President David Granger, as we have noted in these columns before, appears to prefer to give his ministers free reign to fully manage their own ministries, and he himself has said on occasion that he does not “micro-manage”, with reference to the affairs at City Hall and also with respect to the operations of the Guyana Police Force.
Recently, certain online reports said that the President was set to announce the removal of VAT from private school fees, but when the President later emerged to field questions from the press on the matter, he appeared to have been convinced by Minister Jordan that VAT should remain on private school fees. This was following a recent reconsideration of the matter.
Declining to speak too extensively on the issue, President Granger spoke about the fact that out of 57 private schools only 8 were “tax compliant,” and stated further that “…There are very strong arguments to maintain the tax. I said Cabinet examined it and I will urge the Minister of Finance to make a public statement so that the issues are better understood.”

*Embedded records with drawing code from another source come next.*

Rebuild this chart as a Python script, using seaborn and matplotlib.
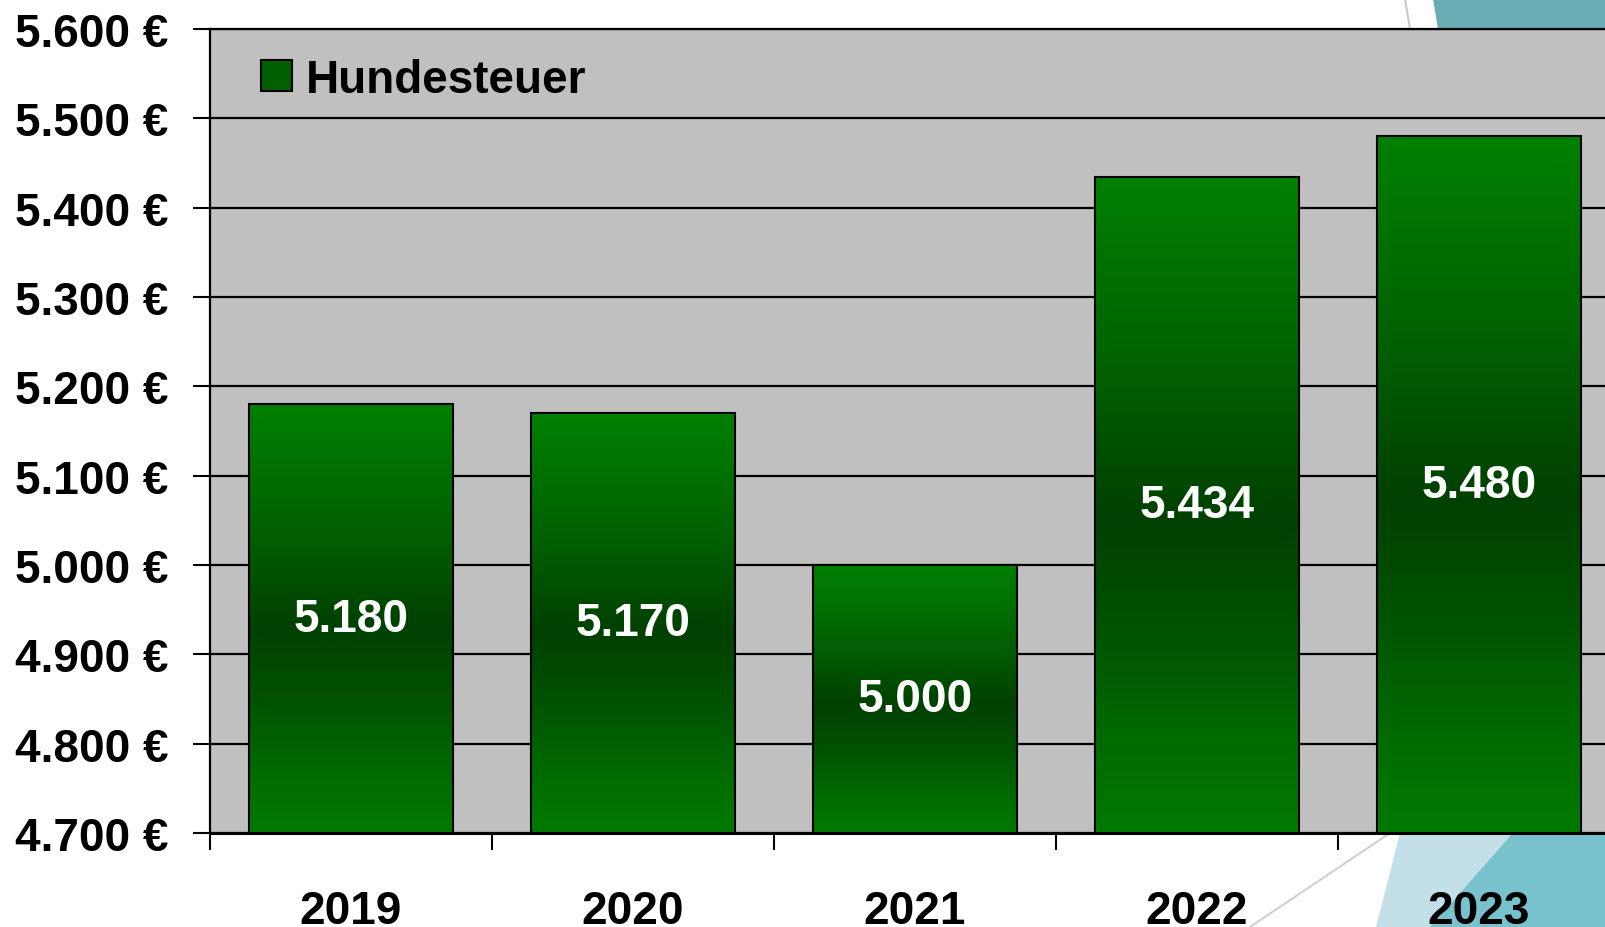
import numpy as np
import pandas as pd
import matplotlib
matplotlib.use("Agg")
import matplotlib.pyplot as plt
import seaborn as sns
from matplotlib.colors import LinearSegmentedColormap
from matplotlib.patches import Polygon, Rectangle
from matplotlib.lines import Line2D
from matplotlib.ticker import FuncFormatter, FixedLocator

# data
years = ["2019", "2020", "2021", "2022", "2023"]
values = [5180, 5170, 5000, 5434, 5480]
series_name = "Hundesteuer"
y_ticks = [4700, 4800, 4900, 5000, 5100, 5200, 5300, 5400, 5500, 5600]

df = pd.DataFrame({"year": years, "value": values})

sns.set_style("white")
plt.rcParams["font.family"] = ["Liberation Sans", "DejaVu Sans"]
plt.rcParams["font.weight"] = "bold"
plt.rcParams["text.color"] = "black"
plt.rcParams["xtick.color"] = "black"
plt.rcParams["ytick.color"] = "black"
plt.rcParams["xtick.labelcolor"] = "black"
plt.rcParams["ytick.labelcolor"] = "black"

fig = plt.figure(figsize=(16.06, 9.28), dpi=100)
fig.patch.set_facecolor("white")

# decorative background shapes of the slide
deco = [
    ([(1433, 0), (1606, 0), (1606, 30), (1438, 30)], "#6aabb4"),
    ([(1400, 834), (1606, 834), (1606, 928), (1376, 928)], "#c3e0e9"),
    ([(1513, 834), (1606, 834), (1606, 928), (1430, 928)], "#77c2cd"),
]
for pts, col in deco:
    fig.patches.append(Polygon([(x / 1606, 1 - y / 928) for x, y in pts],
                               closed=True, transform=fig.transFigure,
                               facecolor=col, edgecolor="none", zorder=-2))
fig.lines.append(Line2D([1405 / 1606, 1410 / 1606], [1, 1 - 30 / 928],
                        transform=fig.transFigure, color="#c8c8c8", lw=1.5, zorder=-1))
fig.lines.append(Line2D([1390 / 1606, 1250 / 1606], [1 - 834 / 928, 0],
                        transform=fig.transFigure, color="#d0d0d0", lw=1.5, zorder=-1))

ax = fig.add_axes([210 / 1606, 94 / 928, 1410 / 1606, 804 / 928])
ax.set_facecolor("#c0c0c0")

sns.barplot(data=df, x="year", y="value", color="#006000", width=0.72,
            edgecolor="black", linewidth=1.5, ax=ax, zorder=3)

ax.set_ylim(4700, 5600)
ax.set_xlim(-0.5, 4.5)
ax.yaxis.set_major_locator(FixedLocator(y_ticks))
ax.yaxis.set_major_formatter(FuncFormatter(lambda v, p: f"{v:,.0f}".replace(",", ".") + " €"))
ax.grid(axis="y", color="black", lw=1.6, zorder=1)
ax.set_axisbelow(True)
ax.set_xlabel("")
ax.set_ylabel("")

for s in ["right", "bottom"]:
    ax.spines[s].set_visible(False)
for s in ["left", "top"]:
    ax.spines[s].set_color("black")
    ax.spines[s].set_linewidth(1.6)
ax.axhline(4700, color="black", lw=2.2, zorder=4, clip_on=False)

ax.tick_params(axis="y", left=True, direction="out", length=12, width=1.5, color="black",
               pad=18, labelsize=33, labelcolor="black")
ax.tick_params(axis="x", which="major", bottom=True, length=0, pad=40, labelsize=33,
               labelcolor="black")
ax.set_xticks(np.arange(-0.5, 5.0, 1.0), minor=True)
ax.tick_params(axis="x", which="minor", bottom=True, direction="out", length=12,
               width=1.5, color="black")
for lab in ax.get_xticklabels() + ax.get_yticklabels():
    lab.set_fontweight("bold")

# gradient fill inside the bars
grad = LinearSegmentedColormap.from_list(
    "g", [(0, "#007a00"), (0.15, "#006a00"), (0.3, "#005400"), (0.48, "#004000"),
          (0.7, "#006000"), (1, "#008000")])
gimg = np.linspace(0, 1, 256).reshape(-1, 1)
for bar, v in zip(ax.patches, values):
    x0 = bar.get_x()
    w = bar.get_width()
    im = ax.imshow(gimg, cmap=grad, aspect="auto", origin="lower",
                   extent=[x0, x0 + w, 4700, v], zorder=3.5)
    im.set_clip_path(bar)
    bar.set_facecolor("none")
    bar.set_zorder(4)
    ax.text(x0 + w / 2, (4700 + v) / 2, f"{v:,.0f}".replace(",", "."),
            ha="center", va="center", color="white", fontsize=33,
            fontweight="bold", zorder=5)
ax.set_xlim(-0.5, 4.5)
ax.set_ylim(4700, 5600)

# legend
handle = Rectangle((0, 0), 1, 1, facecolor="#006000", edgecolor="black", lw=1.5)
leg = ax.legend([handle], [series_name], loc="center left", bbox_to_anchor=(0.036, 0.937),
                frameon=False, handlelength=0.68, handleheight=0.68, borderaxespad=0,
                borderpad=0, handletextpad=0.3, prop={"weight": "bold", "size": 33})
leg.set_zorder(6)

fig.savefig("out.png", dpi=100)
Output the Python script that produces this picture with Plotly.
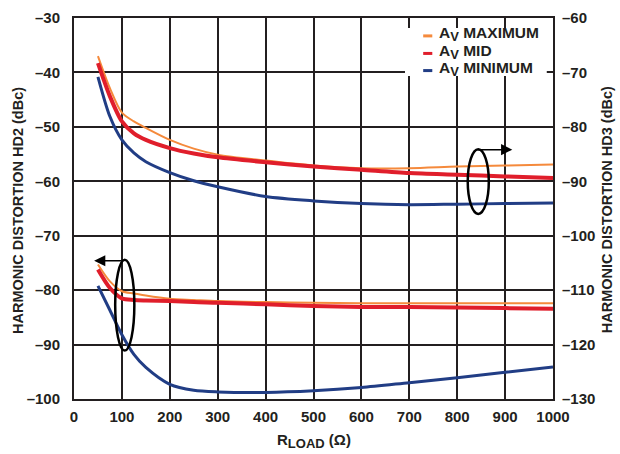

It doesn’t seem so long ago that the President was exhorting his ministers, in December 2015, to listen to the people and to work in their interest, saying, as reported in the Guyana Chronicle, “We have to meet them; we have to find out what their needs are, particularly now at this time of year when, a month from now, we will present our second Budget. That Budget has to be reflective of the needs of our people for development. That can only be truly reflective if there is a process of consultation with the people…”
The minister in question, Mr Winston Jordan, has indeed heard from the people in this matter; there is an ongoing petition by affected schools which has exceeded 14,000 signatures. Unfortunately, however, he has seemingly doubled down on his decision to implement the VAT on private school fees and has been able to convince the President that to remove the tax would have adverse implications.
He has also hastened to rebut any claims of an apparent correlation between the imposition of the VAT and the non-compliant taxation status of the majority of private schools saying, “I do not want a link seen between the imposition of the 14% on private tuition and the recalcitrance of schools, as it relates to paying or filing the income tax. The context within which the application of VAT should be recognized is a broadening of the tax base and reduction of the tax rate. I was unaware of the tax status of the schools when we implemented this.”
Despite seeking to address and debunk this obviously flawed correlation between the non-compliant status of the schools and the VAT imposition, it is the government alone that has repeatedly raised the issue of non-compliance, while attempting to speak to the core issue of VAT on private school fees and the concerns raised by stakeholders.
Such a correlation would be flawed because VAT on private school fees is a tax on the students and not on the schools, so Minister Jordan was obligated to correct this misconception, which was of the government’s own making. It would have been a case of Peter being made to pay for Paul’s recalcitrance.
In his exposition on the cabinet’s decision to not remove the VAT, the Minister revealed that 8 of the 57 private schools have a combined annual income of $2 billion, and the VAT yield is expected to be $350 million yearly. This, he said, is a key revenue source to fund government spending in the $250 billion 2017 Budget which has a relatively sizeable deficit of $38 billion. The $2 billion figure is simply a red herring in terms of his argument, of course.
That this budget deficit is a real concern is without question, and Minister Jordan in his Budget 2017 presentation had spoken of plans to institute prudent financial management. With a sluggish economy, even budgeted income might suffer shortfalls, exacerbating the fiscal deficit. In the current circumstances, the Minister will indeed be hard pressed to willingly forego $350 million of reasonably certain income given that the government has seemingly already factored in price insensitivity to private education spending by parents.
On the other hand, the private schools have warned that they may suffer a decline in the student population as parents of moderate means may be forced to discontinue paid schooling for their children. If this does occur, it may translate into a decline in earnings for the affected schools and, by extension, a decline in the expected VAT income flowing to the government.
This is probably a risk that any cash-strapped government will be quite prepared to take. Minister Jordan has repeated his suggestion that the schools can “absorb” the VAT payment without passing it on to the students. But this suggestion should not come from the government itself at all. The government in broadening its tax base has instituted a VAT on private school fees. This is a tax payable by the students/parents and not by the school so the government must have already considered the pros and cons of the tax imposition on those required to pay it. There should be no fudging of this issue.
It seems hardly proper to tax one group and then gratuitously suggest to another group that they absorb the payments in their own best interest.
The schools affected have vowed to increase the pressure on the government for the removal of the tax on the students’ fees and have talked about taking protest action. Certainly one would have hoped that the Minister by now would have found a less damaging way to fill the gap in his budget than by taxing education, of all things.